I will never understand this disease. How it can leave you in an unfathomable state out of a cosmic horror movie to being almost back to shitty baseline in a matter of days. I think what greatly helped me here was not eating for 3 days. I was shitting acidic watery slop for a few days then had some kinda normal bms after and it seemed to co inside with my other symptoms backing off.

I played that show in Toronto and although we didn’t play well and I was stoned off zoplicone and clonazepam i got through it.

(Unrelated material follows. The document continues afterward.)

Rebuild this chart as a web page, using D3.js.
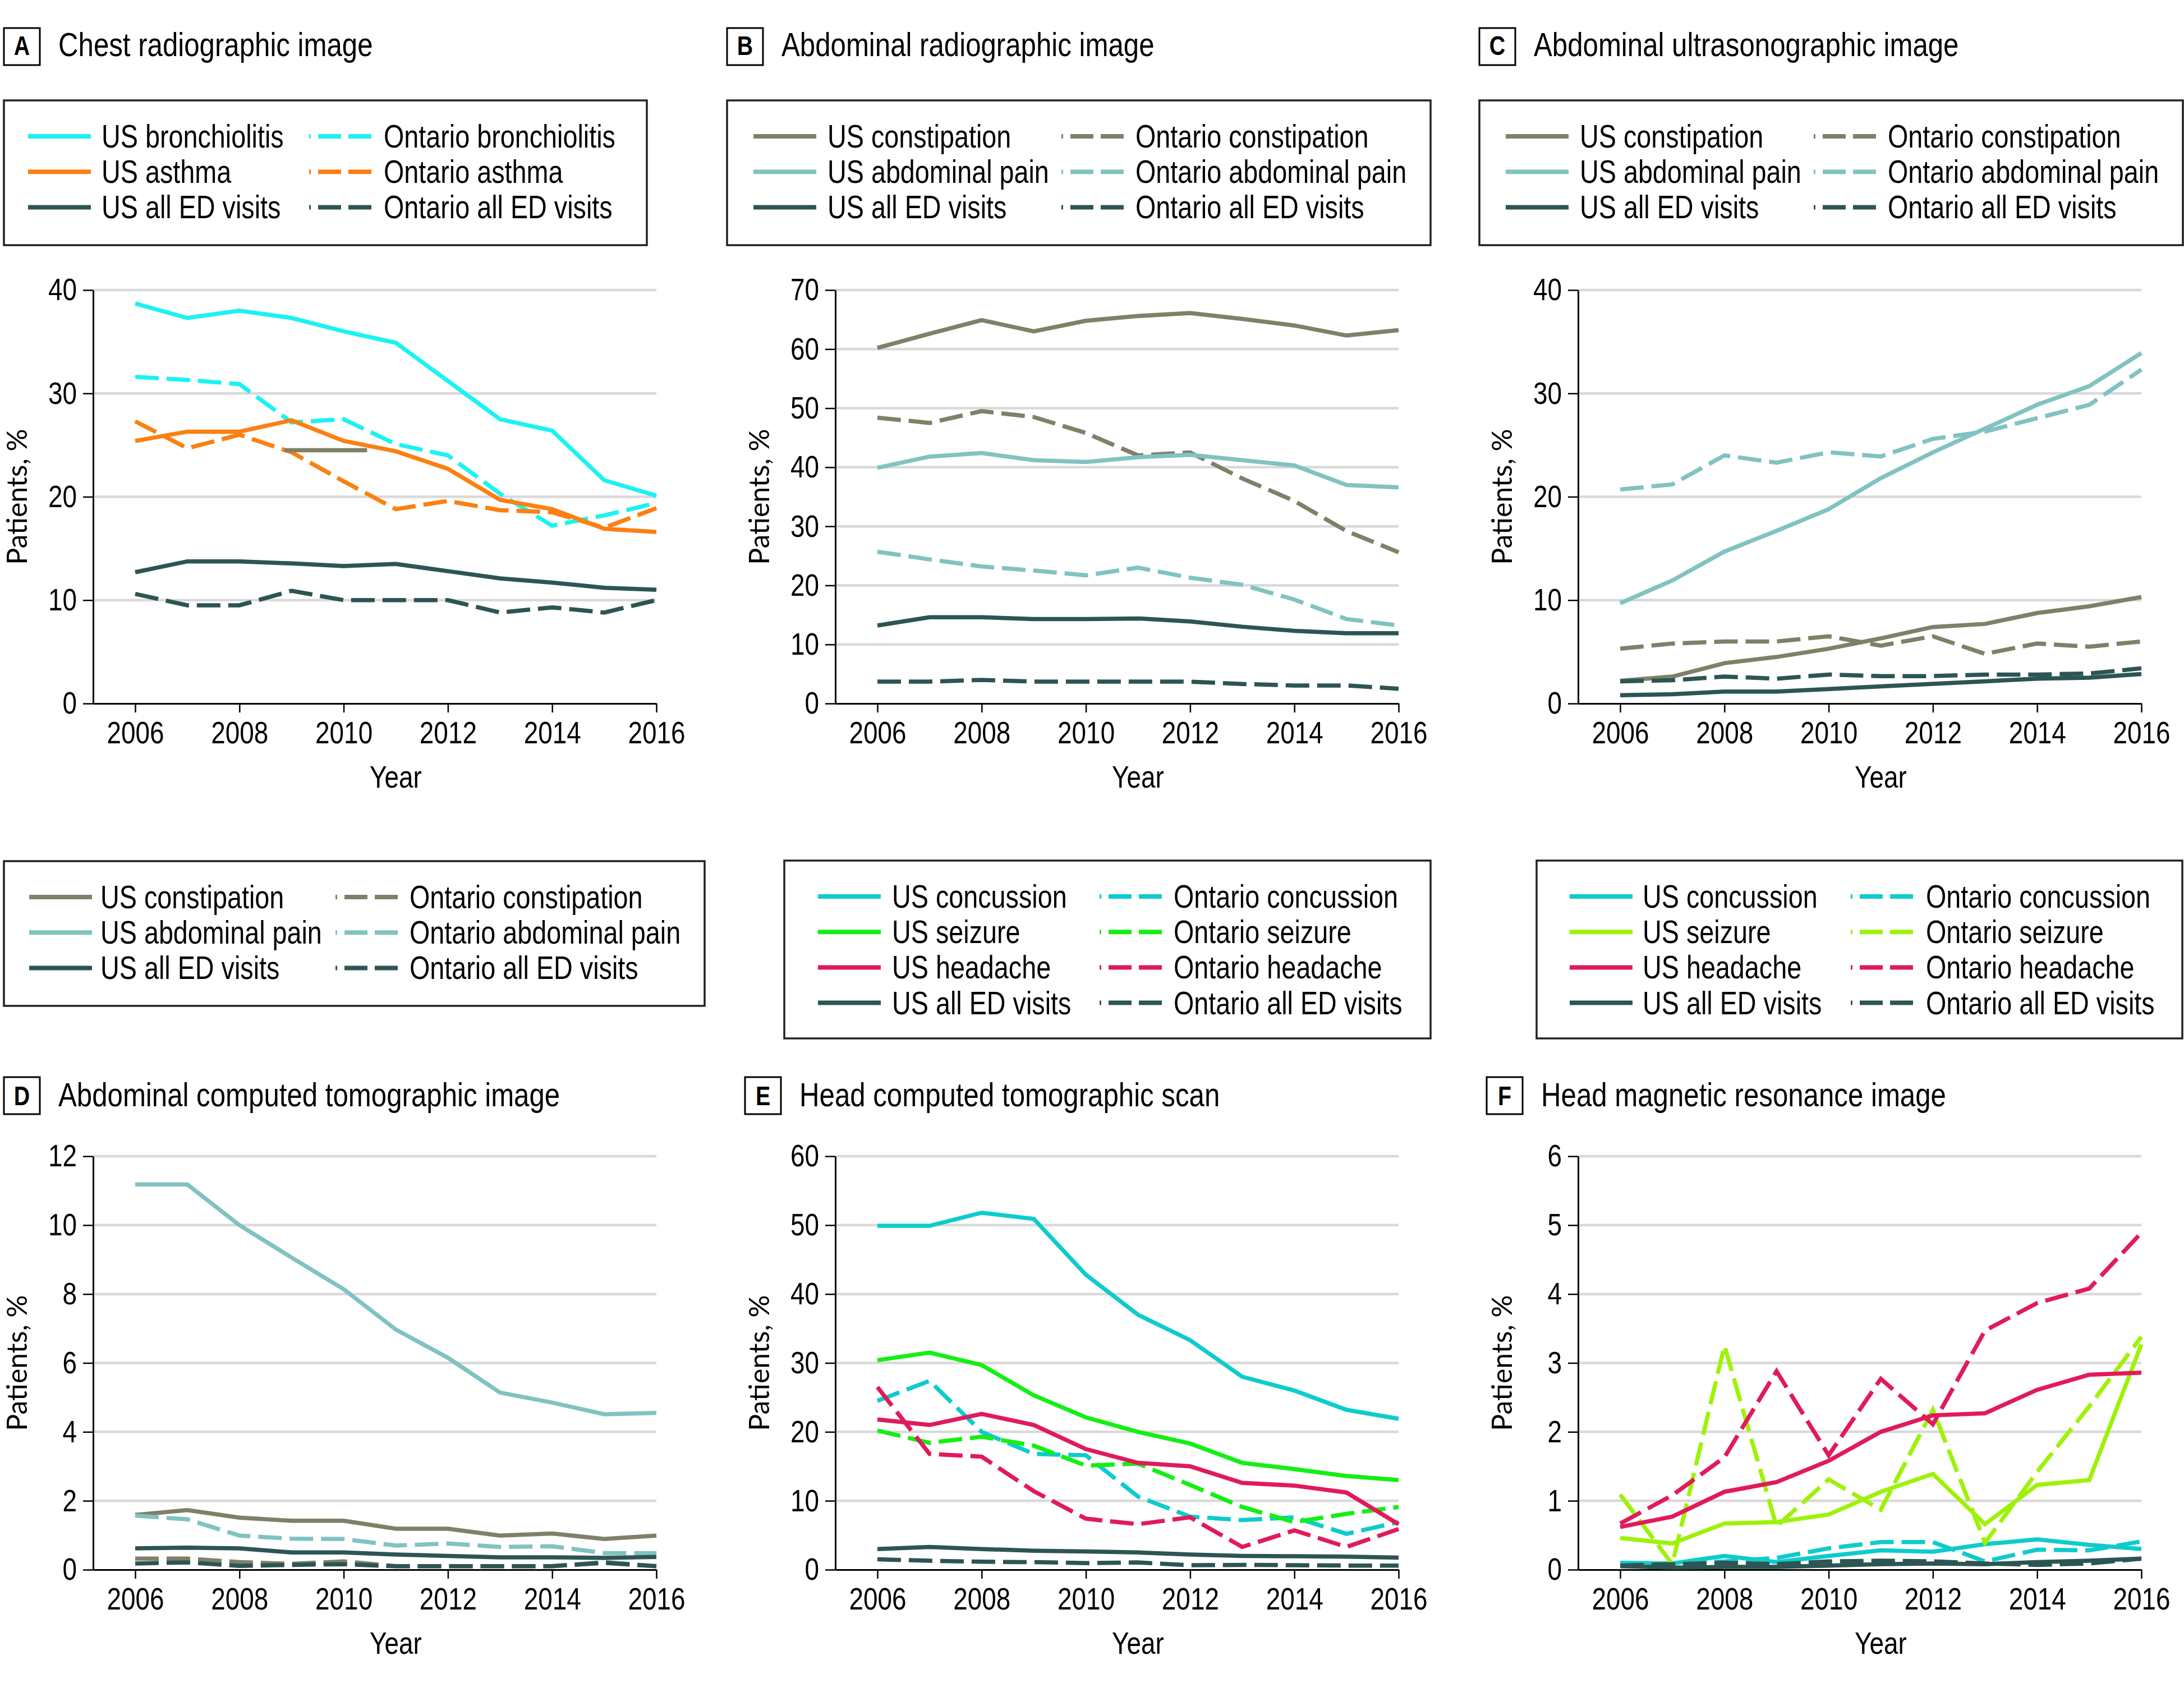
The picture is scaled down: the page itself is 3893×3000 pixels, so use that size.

One thing is certain. We live on the razors edge. The slightest bump can cut deep. Never risk it. Never think oh I can eat that or take that supplement if you have even the slightest feeling you cant. I’m lucky to be almost back at shitty baseline where my body isnt activly melting after that crash. I’m.never eating anything I don’t make I don’t care how awkward it might be. I’m lucky to be back where I am which isn’t great but not the active sodium butyrate body horror nightmare I went through

Thanks to everyone who reached out your words make the difference when it seems hopeless

I’m sure this won’t be my last crash but thank God this one seems to be backing off and I’ll never go against my Intuition again

Let’s pray there is an answer soon for us all

4 Likes

Just don’t do anything that pushes your system at all
Don’t eat anything you don’t know exactly what it is etc etc seriously

1 Like

A lesson I’ve had to learn the hard way. Never again

Yea unless it’s prepared by you just politely tell them say my doctor said etc etc or don’t explain yourself at all
I’m paranoid about everything I eat now and I still chance it

I actually thought of you or your story k should say over Easter and I was worried myself

Crash really setting in now 12 days later. Seems before was the pre crash. Should have known I wasn’t in the clear.

1 Like

Current symptoms 2 weeks after crash

Derealization & visual snow dramatic increase 10/10
Major tinnitus increase 24/7
Anxiety waves
Joints popping and loose (comes in waves)
Increased body temp I can’t feel cold
Skin looser than ever and more numb
Feeling totally unlike myself
No emotions
More energy to do stuff somehow
Went to gym and zero muscle pump although i could lift heavier weights somehow. Muscles feel offline and dead. No lactic acid
Bloating even while fasting
Libido zero I haven’t ejaculated in 2 months even before my crash

Will come back in 2 weeks and compare

Also I’m wondering how much the stress of the act of breaking up with my partner caused on this. It was the hardest thing I’ve done and I was hyper ventilating and crying while doing it. It maybe played a role in this

1 Like

Stress seems to correlate pretty consistently with crash reports. Looks like there’s no shortage of studies on stress and epigenetics. Hopefully Kiel can make use of that connection.

Holy crap messes with methylation? No wonder i am so devastated by this. Fuck man hopefully I get back to baseline

I think the combo of the break up and the vinegar cilantro was the perfect storm to crash me this bad bc this absolutely feels chemical very close to sodium butyrate crash.